### WRITTEN TASK
Find every line below that contains the word "matplotlib" and copy it out.

## START DATA EXTRACT

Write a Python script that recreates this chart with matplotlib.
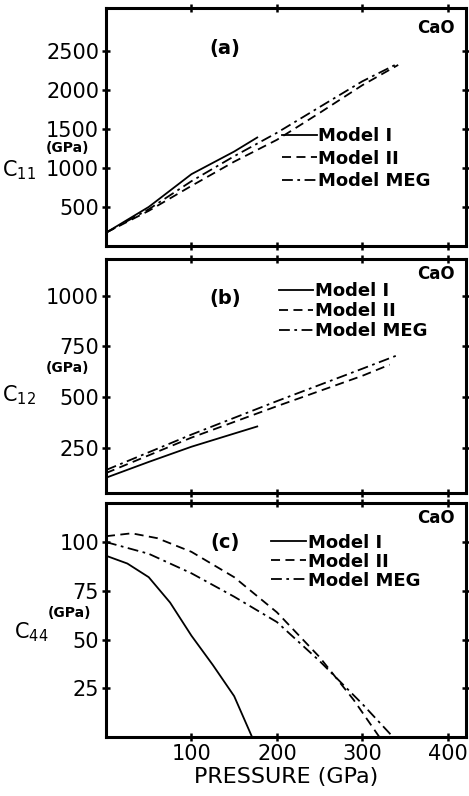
import matplotlib
matplotlib.use("Agg")
import matplotlib.pyplot as plt

plt.rcParams['font.family'] = ['DejaVu Sans']

# (a) C11
p11_I = [0, 50, 100, 150, 177]
c11_I = [170, 500, 920, 1210, 1390]
p11_II = [0, 50, 100, 150, 200, 250, 300, 342]
c11_II = [170, 450, 770, 1080, 1360, 1705, 2060, 2320]
p11_MEG = [0, 50, 100, 150, 200, 250, 300, 342]
c11_MEG = [170, 470, 830, 1150, 1450, 1780, 2110, 2340]

# (b) C12
p12_I = [0, 50, 100, 150, 177]
c12_I = [102, 180, 255, 320, 355]
p12_II = [0, 100, 200, 300, 332]
c12_II = [125, 300, 455, 605, 660]
p12_MEG = [0, 100, 200, 300, 342]
c12_MEG = [140, 315, 480, 640, 708]

# (c) C44
p44_I = [0, 25, 50, 75, 100, 125, 150, 171]
c44_I = [93, 89, 82, 69, 52, 37, 21, 0]
p44_II = [0, 30, 60, 100, 150, 200, 250, 290, 320]
c44_II = [103, 104.5, 102, 95, 82, 64, 41, 19, 0]
p44_MEG = [0, 50, 100, 150, 200, 250, 300, 336]
c44_MEG = [100, 94, 84, 72, 59, 39, 17, 0]

xticks = [100, 200, 300, 400]
labels = ['Model I', 'Model II', 'Model MEG']

fig = plt.figure(figsize=(4.69, 7.96), dpi=100)
ax_a = fig.add_axes([0.226, 0.691, 0.767, 0.299])
ax_b = fig.add_axes([0.226, 0.381, 0.767, 0.294])
ax_c = fig.add_axes([0.226, 0.074, 0.767, 0.294])

styles = [dict(ls='-'), dict(ls=(0, (5, 3))), dict(ls=(0, (6, 2.5, 1.5, 2.5)))]


def draw(ax, data, ylim, yticks, ylabel_sub, panel, cao_y, leg_xy, spacing,
         gpa_xy, c_xy):
    for (p, c), st in zip(data, styles):
        ax.plot(p, c, color='black', lw=1.3, **st)
    ax.set_xlim(0, 421)
    ax.set_ylim(*ylim)
    ax.set_xticks(xticks)
    ax.set_yticks(yticks)
    ax.tick_params(direction='inout', length=6, width=1.8, top=True, right=True,
                   labelsize=15, pad=2)
    for s in ax.spines.values():
        s.set_linewidth(2.2)
    ax.text(0.33, 0.83, panel, transform=ax.transAxes, fontsize=14,
            fontweight='bold', ha='center', va='center')
    ax.text(0.97, cao_y, 'CaO', transform=ax.transAxes, fontsize=12,
            fontweight='bold', ha='right', va='center')
    leg = ax.legend(labels, loc='upper left', bbox_to_anchor=leg_xy, frameon=False,
                    fontsize=13, handlelength=1.9, handletextpad=0.1,
                    labelspacing=spacing, borderaxespad=0)
    for t in leg.get_texts():
        t.set_fontweight('bold')
    fig.text(gpa_xy[0], gpa_xy[1], '(GPa)', fontsize=10, fontweight='bold',
             ha='center', va='center')
    fig.text(c_xy[0], c_xy[1], 'C$_{' + ylabel_sub + '}$', fontsize=15,
             ha='left', va='center')


draw(ax_a, [(p11_I, c11_I), (p11_II, c11_II), (p11_MEG, c11_MEG)],
     (0, 3050), [500, 1000, 1500, 2000, 2500], '11', '(a)', 0.915,
     (0.47, 0.53), 0.25, (0.143, 1 - 148 / 796), (0.005, 1 - 170 / 796))
draw(ax_b, [(p12_I, c12_I), (p12_II, c12_II), (p12_MEG, c12_MEG)],
     (28, 1183), [250, 500, 750, 1000], '12', '(b)', 0.935,
     (0.46, 0.93), 0.1, (0.143, 1 - 368 / 796), (0.005, 1 - 395 / 796))
draw(ax_c, [(p44_I, c44_I), (p44_II, c44_II), (p44_MEG, c44_MEG)],
     (0, 120), [25, 50, 75, 100], '44', '(c)', 0.935,
     (0.44, 0.90), 0.05, (0.148, 1 - 613 / 796), (0.03, 1 - 632 / 796))

ax_a.set_xticklabels([])
ax_b.set_xticklabels([])
ax_c.set_xlabel('PRESSURE (GPa)', fontsize=16, labelpad=2)

fig.savefig('out.png', dpi=100)
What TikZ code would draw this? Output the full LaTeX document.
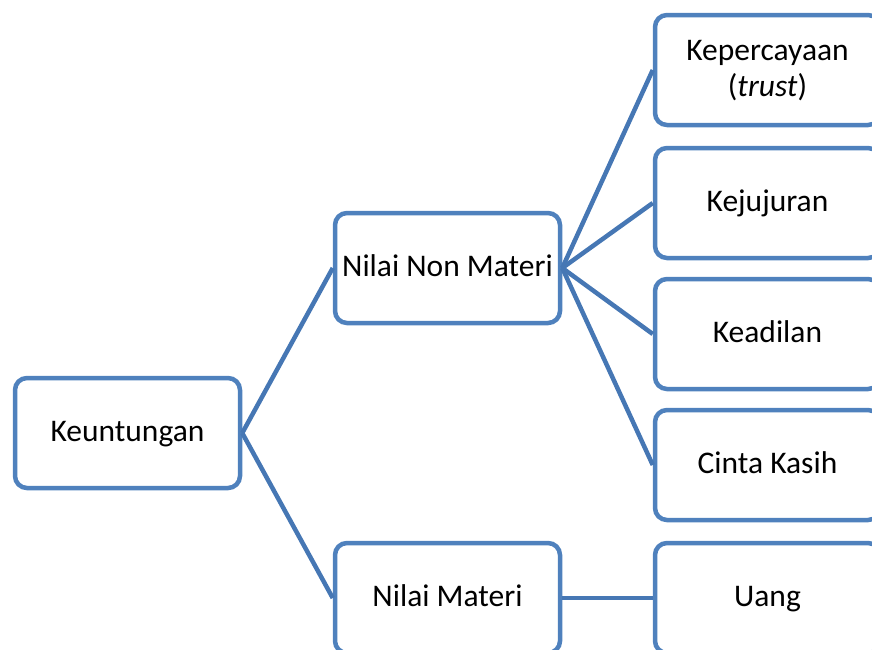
\documentclass[tikz,border=0pt]{standalone}
\usepackage{fontspec}
\setmainfont{Carlito}
\usepackage{xcolor}
\usetikzlibrary{positioning, calc}

\definecolor{boxblue}{HTML}{4F81BD}
\definecolor{linkblue}{HTML}{4677B4}

\begin{document}
\begin{tikzpicture}[x=1pt, y=-1pt,
    box/.style={draw=boxblue, line width=4.5pt, rounded corners=12pt, fill=white,
                minimum width=225pt, minimum height=110pt, align=center,
                text height=23pt, text depth=6pt,
                font=\fontsize{31.5}{36}\selectfont},
    link/.style={draw=linkblue, line width=4.5pt}]
                    \clip (0,0) rectangle (872,649);

                    \node[box] (keuntungan) at (127.5,433) {Keuntungan};
                    \node[box] (nonmateri)  at (447.5,268) {Nilai Non Materi};
                    \node[box] (materi)     at (447.5,598) {Nilai Materi};

                    \node[box, text height=59pt] (percaya) at (767.5,70)  {Kepercayaan\\(\textit{trust})};
                    \node[box] (jujur)   at (767.5,203) {Kejujuran};
                    \node[box] (adil)    at (767.5,334) {Keadilan};
                    \node[box] (kasih)   at (767.5,465) {Cinta Kasih};
                    \node[box] (uang)    at (767.5,598) {Uang};

                    \draw[link] (keuntungan.east) -- (nonmateri.west);
                    \draw[link] (keuntungan.east) -- (materi.west);
                    \foreach \n in {percaya, jujur, adil, kasih}
                        \draw[link] (nonmateri.east) -- (\n.west);
                    \draw[link] (materi.east) -- (uang.west);
                \end{tikzpicture}
\end{document}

## END DATA EXTRACT

### REPLY TO THE TASK
Write a Python script that recreates this chart with matplotlib.
import matplotlib
matplotlib.use("Agg")
import matplotlib.pyplot as plt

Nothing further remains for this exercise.